Compound-droplet ejection speeds as a function of pressure-pulse duration for 30 % glycerine-water mixtures

Conversely, the decreased interfacial tension between the water-glycerine mixtures and oil has a significant effect on composition limits. As this tension decreases, the range of operating pressures within the nozzle must be decreased to prevent leaking from the droplet generator. The pressure range for operation with a mixture of 30 % glycerine in water is 0–150 Pa, a significant reduction from the range of 225–375 Pa employed for water as the inner liquid. The mobility of the liquid–liquid interface within the inner nozzle is impaired under these conditions allowing only droplets in the upper range of volume fractions (e.g., above 0.8 for the 30 % glycerine mixture) to be produced.

6 Conclusions

A technique to generate compound droplets on-demand of varying compositions of silicone oil and distilled water has been developed.

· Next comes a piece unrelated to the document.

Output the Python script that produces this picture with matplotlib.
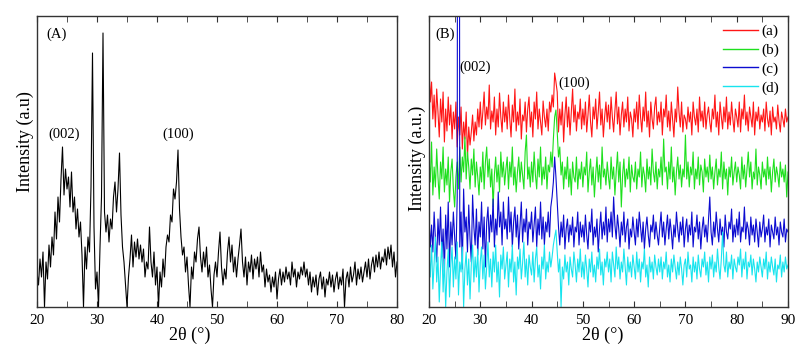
import numpy as np
import matplotlib
matplotlib.use("Agg")
import matplotlib.pyplot as plt
from matplotlib.ticker import MultipleLocator

plt.rcParams['font.family'] = ['Liberation Serif', 'DejaVu Serif']
plt.rcParams['mathtext.fontset'] = 'stix'

# ---------------- data ----------------
step = 0.25
a_start, a_end = 20, 80
b_start, b_end = 20, 90

intensity_A = [
    35, 22, 48, 30, 55, 0, 45, 28, 62, 40, 70, 52, 95, 68, 110, 85, 128, 160, 112, 138,
    118, 130, 100, 135, 95, 110, 78, 98, 70, 85, 52, 0, 60, 38, 70, 55, 120, 254, 80, 18,
    35, 0, 60, 110, 274, 95, 75, 92, 65, 88, 78, 110, 125, 95, 118, 154, 92, 60, 45, 22,
    0, 30, 48, 72, 40, 65, 50, 68, 48, 62, 45, 58, 30, 45, 38, 80, 45, 30, 55, 22,
    40, 0, 35, 20, 48, 30, 60, 72, 65, 92, 85, 118, 108, 125, 157, 98, 70, 52, 60, 35,
    50, 22, 0, 40, 28, 55, 45, 68, 80, 50, 35, 55, 40, 60, 30, 42, 18, 0, 32, 45,
    30, 55, 75, 40, 22, 38, 28, 55, 70, 45, 62, 35, 50, 30, 48, 62, 78, 45, 30, 50,
    22, 45, 35, 52, 28, 48, 38, 50, 30, 55, 35, 42, 20, 38, 25, 32, 15, 30, 20, 35,
    8, 28, 38, 22, 35, 25, 40, 28, 35, 22, 45, 30, 38, 20, 35, 28, 40, 32, 45, 30,
    38, 22, 35, 15, 30, 20, 32, 12, 28, 35, 18, 30, 10, 28, 22, 35, 20, 32, 15, 28,
    35, 18, 30, 22, 38, 0, 28, 35, 20, 40, 25, 32, 45, 22, 38, 28, 40, 25, 35, 45,
    30, 48, 28, 42, 50, 35, 52, 40, 55, 38, 50, 45, 58, 42, 60, 48, 62, 40, 55, 30,
    45,
]

series_a = [
    242, 205, 225, 188, 212, 180, 218, 195, 170, 208, 185, 215, 165, 198, 176, 210, 182, 202, 168, 195,
    178, 205, 160, 190, 172, 200, 158, 185, 168, 195, 150, 180, 162, 175, 192, 166, 185, 172, 198, 180,
    205, 178, 195, 215, 182, 200, 188, 222, 178, 196, 185, 210, 172, 198, 180, 214, 190, 175, 205, 185,
    200, 178, 212, 188, 170, 202, 185, 218, 176, 195, 182, 208, 168, 192, 186, 205, 175, 198, 210, 180,
    195, 170, 205, 188, 215, 178, 198, 185, 172, 206, 190, 180, 198, 176, 205, 195, 212, 200, 234, 225,
    215, 175, 198, 182, 205, 165, 192, 210, 180, 200, 172, 196, 218, 185, 202, 176, 195, 188, 208, 178,
    198, 182, 205, 175, 192, 212, 185, 170, 200, 188, 208, 178, 195, 215, 182, 198, 170, 190, 205, 185,
    202, 178, 210, 190, 175, 196, 215, 183, 200, 172, 192, 205, 180, 198, 185, 210, 176, 195, 188, 170,
    198, 185, 205, 178, 212, 190, 175, 200, 186, 215, 180, 196, 170, 205, 188, 178, 200, 210, 182, 195,
    185, 205, 172, 198, 190, 212, 180, 196, 176, 205, 188, 170, 198, 185, 220, 195, 180, 205, 175, 192,
    188, 178, 200, 185, 195, 172, 205, 190, 182, 198, 175, 210, 186, 196, 180, 205, 178, 192, 200, 185,
    175, 198, 188, 212, 180, 195, 172, 205, 190, 178, 200, 185, 210, 178, 195, 182, 205, 188, 175, 198,
    190, 180, 205, 175, 198, 188, 212, 182, 195, 176, 200, 190, 180, 205, 172, 195, 186, 200, 178, 192,
    185, 198, 176, 205, 188, 180, 196, 172, 200, 185, 190, 178, 202, 186, 175, 195, 188, 180, 198, 185,
    190,
]

series_b = [
    150, 125, 165, 112, 140, 120, 158, 130, 108, 145, 128, 160, 115, 138, 122, 150, 105, 135, 148, 118,
    100, 130, 145, 118, 160, 125, 150, 135, 170, 128, 155, 140, 118, 148, 132, 158, 120, 145, 130, 112,
    140, 125, 155, 118, 145, 160, 130, 148, 120, 138, 100, 132, 150, 125, 142, 115, 155, 130, 145, 122,
    138, 150, 118, 145, 130, 160, 122, 140, 115, 135, 150, 125, 145, 132, 118, 155, 172, 128, 140, 120,
    145, 125, 155, 132, 118, 148, 130, 160, 122, 140, 128, 150, 118, 142, 135, 155, 140, 168, 190, 197,
    175, 150, 160, 132, 145, 118, 140, 128, 150, 120, 138, 112, 145, 130, 125, 150, 118, 138, 128, 145,
    120, 140, 132, 155, 115, 135, 148, 122, 140, 110, 132, 150, 125, 142, 118, 160, 130, 138, 122, 145,
    130, 118, 150, 128, 140, 112, 135, 155, 125, 145, 100, 132, 148, 120, 138, 128, 150, 115, 142, 130,
    125, 145, 118, 138, 130, 155, 120, 140, 132, 115, 148, 128, 140, 122, 158, 135, 125, 145, 118, 138,
    130, 150, 122, 168, 135, 140, 118, 145, 128, 160, 125, 140, 112, 135, 150, 128, 142, 120, 138, 130,
    172, 128, 145, 120, 140, 132, 155, 118, 138, 128, 150, 122, 142, 135, 115, 148, 130, 140, 125, 152,
    128, 140, 118, 135, 148, 122, 138, 130, 155, 118, 145, 128, 138, 112, 140, 130, 150, 122, 135, 145,
    125, 140, 132, 118, 150, 128, 142, 120, 138, 155, 130, 145, 118, 135, 128, 158, 122, 140, 132, 118,
    145, 130, 138, 122, 150, 128, 140, 115, 135, 148, 125, 140, 132, 120, 145, 130, 138, 125, 142, 110,
    135,
]

series_c = [
    90, 60, 82, 55, 95, 68, 45, 88, 62, 100, 50, 78, 35, 92, 58, 105, 40, 85, 62, 95,
    70, 48, 110, 1500, 60, 95, 38, 118, 75, 90, 55, 102, 68, 45, 112, 80, 62, 98, 52, 85,
    70, 105, 58, 90, 40, 85, 100, 65, 92, 75, 108, 60, 88, 72, 115, 80, 95, 62, 105, 78,
    88, 68, 110, 75, 95, 60, 85, 100, 70, 92, 58, 82, 105, 65, 88, 75, 98, 62, 85, 78,
    95, 65, 82, 100, 60, 88, 72, 105, 68, 90, 62, 85, 75, 95, 70, 100, 110, 125, 150, 130,
    105, 80, 62, 85, 70, 92, 58, 78, 88, 65, 82, 72, 90, 60, 80, 75, 95, 62, 85, 70,
    82, 65, 92, 72, 58, 85, 75, 98, 62, 80, 70, 88, 55, 78, 95, 68, 85, 72, 100, 65,
    88, 75, 95, 70, 110, 82, 68, 92, 78, 60, 85, 72, 95, 65, 80, 88, 58, 78, 70, 90,
    75, 62, 88, 70, 95, 80, 65, 85, 58, 78, 90, 72, 60, 82, 75, 92, 68, 85, 72, 62,
    80, 95, 70, 85, 62, 78, 92, 68, 88, 75, 58, 82, 70, 95, 78, 65, 85, 72, 90, 60,
    78, 88, 65, 82, 72, 95, 60, 80, 75, 92, 68, 85, 58, 78, 90, 70, 82, 65, 88, 110,
    75, 62, 85, 70, 95, 78, 65, 88, 72, 80, 60, 92, 75, 68, 85, 78, 98, 65, 82, 70,
    88, 72, 95, 65, 80, 75, 100, 68, 85, 78, 62, 90, 72, 82, 65, 88, 75, 60, 85, 70,
    78, 92, 65, 80, 72, 88, 60, 82, 75, 68, 90, 72, 80, 62, 85, 75, 70, 88, 65, 78,
    75,
]

series_d = [
    55, 30, 62, 18, 45, 70, 25, 50, 5, 40, 65, 15, 48, 0, 35, 58, 10, 42, 60, 20,
    50, 28, 65, 12, 45, 35, 60, 0, 38, 55, 22, 48, 8, 42, 62, 25, 50, 30, 58, 15,
    45, 60, 28, 52, 18, 40, 65, 30, 48, 20, 55, 35, 62, 25, 45, 10, 52, 38, 60, 28,
    42, 55, 20, 48, 35, 62, 25, 45, 12, 50, 38, 58, 28, 44, 65, 30, 48, 22, 52, 40,
    32, 55, 25, 48, 60, 30, 42, 18, 50, 38, 62, 28, 45, 35, 55, 40, 50, 62, 70, 77,
    55, 35, 48, 0, 40, 28, 52, 35, 45, 22, 50, 38, 30, 55, 42, 25, 48, 35, 58, 30,
    45, 28, 52, 38, 20, 48, 35, 55, 30, 42, 25, 50, 38, 58, 32, 45, 22, 48, 40, 55,
    35, 48, 25, 55, 42, 30, 60, 38, 50, 28, 45, 35, 58, 40, 22, 50, 35, 45, 30, 52,
    40, 28, 55, 35, 48, 25, 45, 38, 58, 30, 42, 20, 50, 35, 45, 28, 52, 40, 32, 48,
    35, 50, 28, 45, 38, 55, 30, 42, 25, 48, 35, 52, 40, 28, 45, 32, 50, 38, 22, 42,
    48, 30, 55, 38, 42, 25, 50, 35, 45, 28, 52, 38, 30, 48, 40, 55, 32, 45, 25, 50,
    38, 52, 30, 45, 35, 58, 40, 28, 48, 75, 42, 35, 55, 30, 45, 38, 52, 28, 48, 40,
    35, 50, 42, 58, 30, 48, 38, 55, 28, 45, 40, 52, 32, 48, 38, 25, 45, 35, 50, 40,
    30, 48, 38, 55, 28, 45, 35, 50, 40, 32, 48, 25, 42, 38, 52, 30, 45, 35, 50, 38,
    42,
]

labels_B = ['(a)', '(b)', '(c)', '(d)']
colors_B = ['#ff1616', '#1ee01e', '#0c0cd0', '#18e4ee']

x_A = a_start + step * np.arange(len(intensity_A))
x_B = b_start + step * np.arange(len(series_a))
assert len(intensity_A) == int(round((a_end - a_start) / step)) + 1, len(intensity_A)
for s in (series_a, series_b, series_c, series_d):
    assert len(s) == int(round((b_end - b_start) / step)) + 1, len(s)

# ---------------- figure ----------------
fig = plt.figure(figsize=(8.05, 3.5), dpi=100)
axA = fig.add_axes([37 / 805, 43 / 350, 360 / 805, 291 / 350])
axB = fig.add_axes([429 / 805, 43 / 350, 359 / 805, 291 / 350])

tick_fs = 11
lab_fs = 13
ann_fs = 10.5

axA.plot(x_A, intensity_A, color='black', lw=0.8)
axA.set_xlim(a_start, a_end)
axA.set_ylim(0, 291)

for s, c, l in zip((series_a, series_b, series_c, series_d), colors_B, labels_B):
    axB.plot(x_B, s, color=c, lw=0.8, label=l)
axB.set_xlim(b_start, b_end)
axB.set_ylim(0, 291)

for ax in (axA, axB):
    ax.set_yticks([])
    ax.xaxis.set_major_locator(MultipleLocator(10))
    ax.xaxis.set_minor_locator(MultipleLocator(5))
    ax.tick_params(axis='x', which='both', direction='in', top=True, bottom=True,
                   labelsize=tick_fs, pad=5, color='#333333')
    ax.tick_params(axis='x', which='major', length=4)
    ax.tick_params(axis='x', which='minor', length=4)
    for sp in ax.spines.values():
        sp.set_color('#333333')
        sp.set_linewidth(1.0)
    ax.set_xlabel('2θ (°)', fontsize=lab_fs)

axA.xaxis.set_label_coords(0.425, -0.068)
axB.xaxis.set_label_coords(0.485, -0.068)

axA.set_ylabel('Intensity (a.u)', fontsize=lab_fs)
axA.yaxis.set_label_coords(-0.008, 0.57)
axB.set_ylabel('Intensity (a.u.)', fontsize=lab_fs)
axB.yaxis.set_label_coords(-0.008, 0.51)

axA.text(0.025, 0.96, '(A)', transform=axA.transAxes, fontsize=ann_fs, va='top', ha='left')
axA.text(24.6, 166, '(002)', fontsize=ann_fs, ha='center', va='bottom')
axA.text(43.5, 166, '(100)', fontsize=ann_fs, ha='center', va='bottom')

axB.text(0.018, 0.96, '(B)', transform=axB.transAxes, fontsize=ann_fs, va='top', ha='left')
axB.text(25.9, 233, '(002)', fontsize=ann_fs, ha='left', va='bottom')
axB.text(45.3, 217, '(100)', fontsize=ann_fs, ha='left', va='bottom')

leg = axB.legend(loc='upper right', frameon=False, fontsize=11, handlelength=2.3,
                 handletextpad=0.25, labelspacing=0.32, borderaxespad=0.25,
                 borderpad=0.3)
for h in leg.legend_handles:
    h.set_linewidth(1.0)

fig.savefig('out.png', dpi=100)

Changing the water-reservoir pressure affects the location of the oil–water interface within the water nozzle, causing changes in the volume of silicone oil pushed out of the nozzle ahead of the water. Fluid property variations were also studied to determine how system operation changes with inner liquids of increased viscosity and decreased liquid–liquid interfacial tension. Increases in viscosity are countered easily by lengthening the pressure-pulse duration to match ejection velocities of the pure water case although the interfacial tension reductions drastically restricted the composition range for which compound droplets could be generated. Preliminary experiments suggest that, for LOC applications utilizing infrared laser heating to drive droplet levitation, ejection velocities must be significantly reduced to allow reliable capturing of the compound droplet by the beam. This challenge is overcome by simply changing the pulse duration as described previously to decrease the ejection velocity to a point at which droplet capture is possible.

The technique described here need not be restricted to the LOC application used as its motivation. Other applications calling for encapsulated materials starting in liquid form may also be satisfied using this method.